The Outwit Hub exercise was also mostly about following instructions, but I certainly learned a lot more from it. Outwit Hub was an entirely new program for me, and I had never scraped data before. I am not sure I did things ENTIRELY correctly, as my "Descriptions" column seemed to be offset by one row compared to my "Adler" column. I think that this could definitely be a useful tool for obtaining specific information from databases. I also felt that I had grasped the process well enough that I was comfortable helping out a fellow student out in using Outwit Hub on the Slack space. Here's the notebook entry about this exercise.

And then there was the API exercise. I will admit that I made incoherent yelling noises at my computer more than once. I found the instructions hard to follow regarding what needed to be downloaded and what did not. I ended up realising I was missing things or things were named incorrectly the first several times I tried to run the program that queried the API. It took some figuring out to realise exactly what was wrong each time - which parts I was missing or why it wasn't detecting something. The latter was usually because the file was named incorrectly or the program was looking for something with a different name. Eventually I got the whole thing running, and the output file was big enough to crash regular Notepad, which is the default program on my computer for .txt files. Notepad++ was strong enough to open it, though. When I ran the splitting program included with the zip file of all the required programs, I forgot to move things to a new folder first, and it plunked over 32 000 files into the same folder as all the other files needed for the exercise. I do not think my computer was pleased when I moved all of them into a separate folder.
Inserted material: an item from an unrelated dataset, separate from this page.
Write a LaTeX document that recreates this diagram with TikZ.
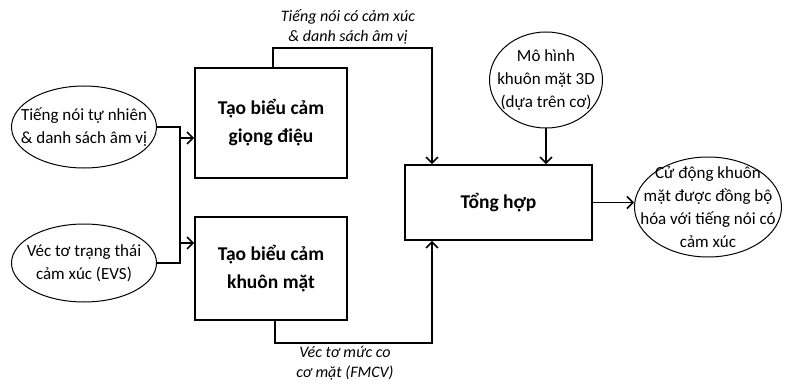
\documentclass[tikz,border=0pt]{standalone}
\usepackage{fontspec}
\setmainfont{Carlito}
\usetikzlibrary{shapes.geometric,arrows.meta}
\tikzset{
  base/.style={draw, line width=1.8pt, inner sep=0pt, align=center},
  oval/.style={base, ellipse, line width=1pt},
  ovaltext/.style={align=center, inner sep=0pt, font=\fontsize{17}{23}\selectfont},
  blockbox/.style={base, rectangle, font=\bfseries\fontsize{19.5}{28}\selectfont},
  arr/.style={line width=1.5pt, -{Straight Barb[length=6pt,width=12pt,line width=1.5pt]}},
  lbl/.style={align=center, font=\itshape\fontsize{16}{20}\selectfont}
}
\begin{document}
\begin{tikzpicture}[x=1pt,y=-1pt]
\useasboundingbox (0,0) rectangle (792,385);
\node[oval, minimum width=145pt, minimum height=82pt] (e1) at (84,127) {};
\node[ovaltext] (e1t) at (e1) {Tiếng nói tự nhiên\\\& danh sách âm vị};
\node[oval, minimum width=145pt, minimum height=78pt] (e2) at (84,263) {};
\node[ovaltext] (e2t) at (e2) {Véc tơ trạng thái\\cảm xúc (EVS)};
\node[blockbox, minimum width=152pt, minimum height=110pt] (b1) at (271,123) {Tạo biểu cảm\\giọng điệu};
\node[blockbox, minimum width=152pt, minimum height=103pt] (b2) at (271,268.5) {Tạo biểu cảm\\khuôn mặt};
\node[blockbox, minimum width=187pt, minimum height=75pt] (t) at (498.5,202.5) {Tổng hợp};
\node[oval, minimum width=113pt, minimum height=96pt] (c) at (546,80) {};
\node[ovaltext] (ct) at (c) {Mô hình\\khuôn mặt 3D\\(dựa trên cơ)};
\node[oval, minimum width=147pt, minimum height=100pt] (o) at (708,207) {};
\node[ovaltext] (ot) at (o) {Cử động khuôn\\mặt được đồng bộ\\hóa với tiếng nói có\\cảm xúc};
% left inputs
\coordinate (ja) at (180,127);
\coordinate (jb) at (180,263);
\coordinate (j1) at (180,138);
\coordinate (j2) at (180,243);
\draw[line width=1.5pt] (e1.east |- ja) -- (ja) -- (jb) -- (e2.east |- jb);
\draw[arr] (j1) -- (j1 -| b1.west);
\draw[arr] (j2) -- (j2 -| b2.west);
% top route
\coordinate (p1) at (273,48);
\coordinate (p2) at (432,48);
\draw[arr] (p1 |- b1.north) -- (p1) -- (p2) -- (p2 |- t.north);
\node[lbl] (l1) at (348,27) {Tiếng nói có cảm xúc\\\& danh sách âm vị};
% bottom route
\coordinate (p3) at (275,343);
\coordinate (p4) at (432,343);
\draw[arr] (p3 |- b2.south) -- (p3) -- (p4) -- (p4 |- t.south);
\node[lbl] (l2) at (345,363) {Véc tơ mức co\\cơ mặt (FMCV)};
% model and output
\draw[arr] (c.south) -- (c.south |- t.north);
\draw[arr] (t.east) -- (t.east -| o.west);
\end{tikzpicture}
\end{document}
I really do understand the value of the third exercise. I think it is fantastic to have a way to pull data directly from the search engines and be able to have that information in plain text to analyze and work with as I please. However, getting everything to work was probably the most frustrating part of this entire course. But now I know how to do it! Here's the notebook entry for this exercise, further elaborating my frustration.

Written on April 3, 2016